- DATASET SECTION -
————————

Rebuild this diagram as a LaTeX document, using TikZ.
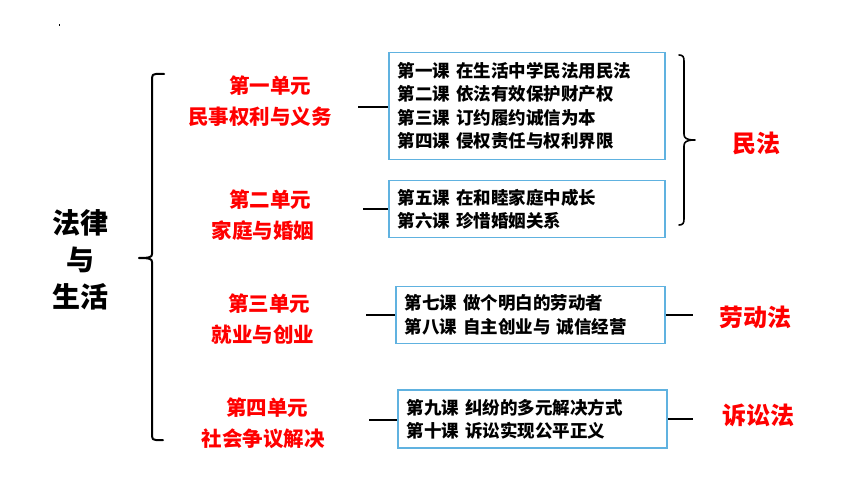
\documentclass[tikz,border=0pt]{standalone}
\usepackage{fontspec}
\setmainfont{Noto Sans CJK SC}
\definecolor{boxblue}{RGB}{96,178,224}
\definecolor{lawred}{RGB}{255,0,0}
\begin{document}
\begin{tikzpicture}[x=1pt,y=-1pt,
  lesson/.style={draw=boxblue, line width=1.8pt, fill=white, align=left, anchor=west,
    inner xsep=9pt, inner ysep=0pt,
    font=\fontsize{17.5}{23.5}\selectfont\bfseries},
  unit/.style={text=lawred, align=center, inner sep=0pt, font=\fontsize{20.5}{31}\selectfont\bfseries},
  law/.style={text=lawred, inner sep=0pt, font=\fontsize{24}{28}\selectfont\bfseries},
  title/.style={align=center, inner sep=0pt, font=\fontsize{28}{37}\selectfont\bfseries},
  link/.style={line width=2.2pt, black},
  bracket/.style={line width=2pt, black, line cap=round, line join=round}]
\useasboundingbox[fill=white] (0,0) rectangle (860,484);
\fill (58.5,24) rectangle (59.5,26);

% title
\node[title] (t) at (80,260) {法律\\与\\生活};

% left bracket
\coordinate (bt) at (164,74);
\coordinate (bn) at (139,258);
\coordinate (bb) at (163,440);
\draw[bracket] (bt) -- (156,74) .. controls (153,74) and (152,75) .. (152,78)
  -- (152,254) .. controls (152,257) and (150,258) .. (bn)
  .. controls (150,258) and (152,259) .. (152,262)
  -- (152,436) .. controls (152,439) and (153,440) .. (156,440) -- (bb);

% units
\node[unit] (u1) at (260,101.5) {\hspace*{20pt}第一单元\\民事权利与义务};
\node[unit] (u2) at (263,215) {\hspace*{14pt}第二单元\\家庭与婚姻};
\node[unit] (u3) at (263,319) {\hspace*{12pt}第三单元\\就业与创业};
\node[unit] (u4) at (263,423) {\hspace*{8pt}第四单元\\社会争议解决};

% lesson boxes
\node[lesson, text width=258pt, minimum height=107pt] (b1) at (388,106)
  {第一课 在生活中学民法用民法\\第二课 依法有效保护财产权\\第三课 订约履约诚信为本\\第四课 侵权责任与权利界限};
\node[lesson, text width=258pt, minimum height=57pt] (b2) at (388,209)
  {第五课 在和睦家庭中成长\\第六课 珍惜婚姻关系};
\node[lesson, text width=251pt, minimum height=57pt] (b3) at (395,315)
  {第七课 做个明白的劳动者\\第八课 自主创业与 诚信经营};
\node[lesson, text width=251pt, minimum height=58pt] (b4) at (397,419)
  {第九课 纠纷的多元解决方式\\第十课 诉讼实现公平正义};

% connectors unit -> box
\coordinate (c1) at (358,107);
\coordinate (c2) at (363,209);
\coordinate (c3) at (366,315);
\coordinate (c4) at (369,420);
\draw[link] (c1) -- (c1 -| b1.west);
\draw[link] (c2) -- (c2 -| b2.west);
\draw[link] (c3) -- (c3 -| b3.west);
\draw[link] (c4) -- (c4 -| b4.west);

% laws
\node[law] (l1) at (756,143) {民法};
\node[law] (l2) at (755,317) {劳动法};
\node[law] (l3) at (758,415) {诉讼法};

% right brace
\coordinate (rt) at (679,55);
\coordinate (rb) at (679,225);
\coordinate (rn) at (695,140);
\draw[bracket, line width=1.6pt] (rt) .. controls (683,55) and (684,57) .. (684,61)
  -- (684,134) .. controls (684,138) and (686,140) .. (rn)
  .. controls (686,140) and (684,142) .. (684,146)
  -- (684,219) .. controls (684,223) and (683,225) .. (rb);

% box -> law connectors
\coordinate (d3) at (693,315);
\coordinate (d4) at (693,419);
\draw[link] (b3.east |- d3) -- (d3);
\draw[link] (b4.east |- d4) -- (d4);
\end{tikzpicture}
\end{document}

————————

- BRIEF -
Exactly as they appear, print the lines of the listing above from its first line through the line that contains "-- (152,436) ..", minus the pictures.

- EXERCISE SOLUTION -
Rebuild this diagram as a LaTeX document, using TikZ.
\documentclass[tikz,border=0pt]{standalone}
\usepackage{fontspec}
\setmainfont{Noto Sans CJK SC}
\definecolor{boxblue}{RGB}{96,178,224}
\definecolor{lawred}{RGB}{255,0,0}
\begin{document}
\begin{tikzpicture}[x=1pt,y=-1pt,
  lesson/.style={draw=boxblue, line width=1.8pt, fill=white, align=left, anchor=west,
    inner xsep=9pt, inner ysep=0pt,
    font=\fontsize{17.5}{23.5}\selectfont\bfseries},
  unit/.style={text=lawred, align=center, inner sep=0pt, font=\fontsize{20.5}{31}\selectfont\bfseries},
  law/.style={text=lawred, inner sep=0pt, font=\fontsize{24}{28}\selectfont\bfseries},
  title/.style={align=center, inner sep=0pt, font=\fontsize{28}{37}\selectfont\bfseries},
  link/.style={line width=2.2pt, black},
  bracket/.style={line width=2pt, black, line cap=round, line join=round}]
\useasboundingbox[fill=white] (0,0) rectangle (860,484);
\fill (58.5,24) rectangle (59.5,26);

% title
\node[title] (t) at (80,260) {法律\\与\\生活};

% left bracket
\coordinate (bt) at (164,74);
\coordinate (bn) at (139,258);
\coordinate (bb) at (163,440);
\draw[bracket] (bt) -- (156,74) .. controls (153,74) and (152,75) .. (152,78)
  -- (152,254) .. controls (152,257) and (150,258) .. (bn)
  .. controls (150,258) and (152,259) .. (152,262)
  -- (152,436) .. controls (152,439) and (153,440) .. (156,440) -- (bb);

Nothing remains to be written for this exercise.